My mother and I lived in the Village, and my parents, though divorced, were part of the artistic crowd of the day, my father having been general manager of the Living Theater for a time, then-art critic and editor for New York Herald Tribune, and my mother a former actress. Of course, we were politically and socially liberal, and I guess in hindsight, it was an idyllic moment and place in time. We lived on the corner of Bedford and Grove Streets, our friends were artists and musicians the likes of Robert Frank, Charlie Mingus, DeKooning; Calvin Trillin and family were next-door neighbors, and the Stonewall riots were a very local affair. Going with my mom to a peace march one day in 1967, seems a pretty ordinary affair in retrospect.

But this particular peace march did turn out different for me, and as I recall it was due to our relationship with Sue Mingus, wife of jazz bassist and activist Charlie Mingus. When I was nine-years-old, one day we met Sue, Charlie, and her two kids from a former marriage at Central Park and joined the throngs of people marching. Mingus was active in the peace movement, and knew the organizers of the march. The organizers were looking for one or two children to come up to the front of the march, hold signs and, of course, present a good photo opportunity to the press (we made the front page of the New York Daily News the next day). I recall being chosen along with another child. But for some reason, only one child was needed and they took me away from my friends and family and up to the front of the march.
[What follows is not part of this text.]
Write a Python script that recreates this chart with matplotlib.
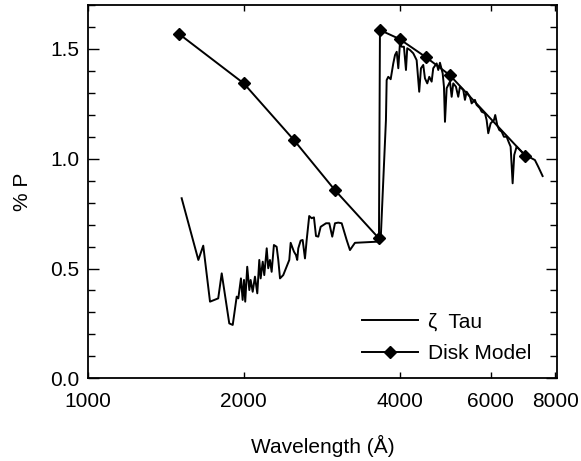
import matplotlib
matplotlib.use("Agg")
import matplotlib.pyplot as plt
from matplotlib.ticker import FixedLocator, NullLocator, MultipleLocator, FormatStrFormatter

plt.rcParams["font.family"] = ["Liberation Sans", "DejaVu Sans"]

# ---- data ------------------------------------------------------------------
# zeta Tau observed polarization (UV + optical)
zeta_wl = [1517, 1634, 1670, 1721, 1785, 1813, 1840, 1875, 1904, 1938, 1952,
           1975, 1990, 2002, 2013, 2031, 2050, 2062, 2081, 2102, 2124, 2143,
           2156, 2176, 2191, 2215, 2230, 2247, 2264, 2287, 2315, 2332, 2350,
           2384, 2449, 2464, 2500, 2523, 2537, 2549, 2576, 2599, 2626, 2646,
           2676, 2705, 2733, 2758, 2786, 2816, 2849, 2884, 2926, 2965, 3001,
           3045, 3092, 3161, 3208, 3280, 3612, 3650, 3680,
           3765, 3777, 3804, 3845, 3890, 3920, 3950, 3978, 4007, 4038, 4079,
           4116, 4139, 4190, 4252, 4316, 4366, 4400, 4445, 4479, 4525, 4566,
           4614, 4647, 4718, 4752, 4788, 4846, 4874, 4896, 4933, 5006, 5044,
           5080, 5141, 5194, 5233, 5311, 5351, 5391, 5471, 5513, 5594, 5636,
           5720, 5764, 5849, 5893, 5936, 5999, 6088, 6123, 6178, 6233, 6301,
           6365, 6442, 6498, 6557, 6616, 6663, 6735, 6835, 6988, 7145, 7305,
           7413, 7560]
zeta_p = [0.820, 0.539, 0.604, 0.349, 0.364, 0.478, 0.379, 0.250, 0.243, 0.372,
          0.364, 0.455, 0.357, 0.448, 0.349, 0.508, 0.402, 0.448, 0.394, 0.463,
          0.387, 0.539, 0.455, 0.531, 0.470, 0.592, 0.501, 0.539, 0.485, 0.607,
          0.599, 0.539, 0.455, 0.470, 0.539, 0.617, 0.577, 0.561, 0.539, 0.592,
          0.627, 0.630, 0.546, 0.630, 0.739, 0.729, 0.733, 0.648, 0.645, 0.690,
          0.698, 0.706, 0.706, 0.645, 0.706, 0.709, 0.706, 0.630, 0.584, 0.617,
          0.622, 0.630, 0.645,
          1.176, 1.358, 1.373, 1.362, 1.434, 1.472, 1.487, 1.412, 1.526, 1.510,
          1.510, 1.404, 1.503, 1.495, 1.480, 1.449, 1.305, 1.412, 1.427, 1.366,
          1.343, 1.373, 1.351, 1.412, 1.434, 1.404, 1.437, 1.389, 1.328, 1.168,
          1.321, 1.351, 1.282, 1.343, 1.328, 1.282, 1.328, 1.313, 1.268, 1.305,
          1.282, 1.252, 1.268, 1.245, 1.230, 1.214, 1.207, 1.176, 1.116, 1.161,
          1.176, 1.199, 1.153, 1.131, 1.123, 1.100, 1.100, 1.077, 1.055, 0.888,
          1.017, 1.055, 1.040, 1.017, 1.006, 0.994, 0.964, 0.921]

# disk model
model_wl = [1500, 2000, 2500, 3000, 3650, 3666, 4000, 4500, 5000, 7000]
model_p = [1.568, 1.343, 1.085, 0.857, 0.637, 1.586, 1.545, 1.462, 1.381, 1.014]

x_ticks = [1000, 2000, 4000, 6000, 8000]

# ---- figure ------------------------------------------------------------------
fig = plt.figure(figsize=(5.81, 4.61), dpi=100)
ax = fig.add_axes([88 / 581, 1 - 378.3 / 461, (557 - 88) / 581, (378.3 - 5) / 461])

ax.plot(zeta_wl, zeta_p, color="black", lw=1.4, label=r"ζ  Tau")
ax.plot(model_wl, model_p, color="black", lw=1.4, marker="D", ms=6.5,
        label="Disk Model")

ax.set_xscale("log")
ax.set_xlim(1000, 8060)
ax.set_ylim(0, 1.70)
ax.xaxis.set_major_locator(FixedLocator(x_ticks))
ax.xaxis.set_minor_locator(NullLocator())
ax.set_xticklabels([str(t) for t in x_ticks])
ax.yaxis.set_major_locator(MultipleLocator(0.5))
ax.yaxis.set_minor_locator(MultipleLocator(0.1))
ax.yaxis.set_major_formatter(FormatStrFormatter("%.1f"))

ax.tick_params(axis="both", which="both", direction="in", top=True, right=True,
               labelsize=15, width=1.0)
ax.tick_params(axis="x", which="major", length=4, pad=10)
ax.tick_params(axis="y", which="major", length=8, pad=6)
ax.tick_params(axis="y", which="minor", length=5)
for s in ax.spines.values():
    s.set_linewidth(1.3)

ax.set_xlabel("Wavelength (Å)", fontsize=15, labelpad=17)
ax.set_ylabel("% P", fontsize=15, labelpad=13)

ax.legend(loc="lower right", bbox_to_anchor=(0.985, -0.01), frameon=False,
          fontsize=15, handlelength=2.7, handletextpad=0.45, labelspacing=0.6)

fig.savefig("out.png", dpi=100)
At the march's vanguard, I met Dr. King and others and was given a number of protest signs. We used the one that read: "Children are not Born to Burn" in reference to the napalm strikes in Vietnam. Then we marched, and it was Dr. Spock who took charge of me while we marched through the park and then through the streets of New York, ending up at the United Nations where we eventually met up with my mother for the Peace Rally. Maybe due to my tender age, my recollection of antiwar sentiment was less vivid than memories of Dr. Spock's strong, nurturing and parental presence, our generation's Baby Doctor, and a calming influence on one young peace marcher.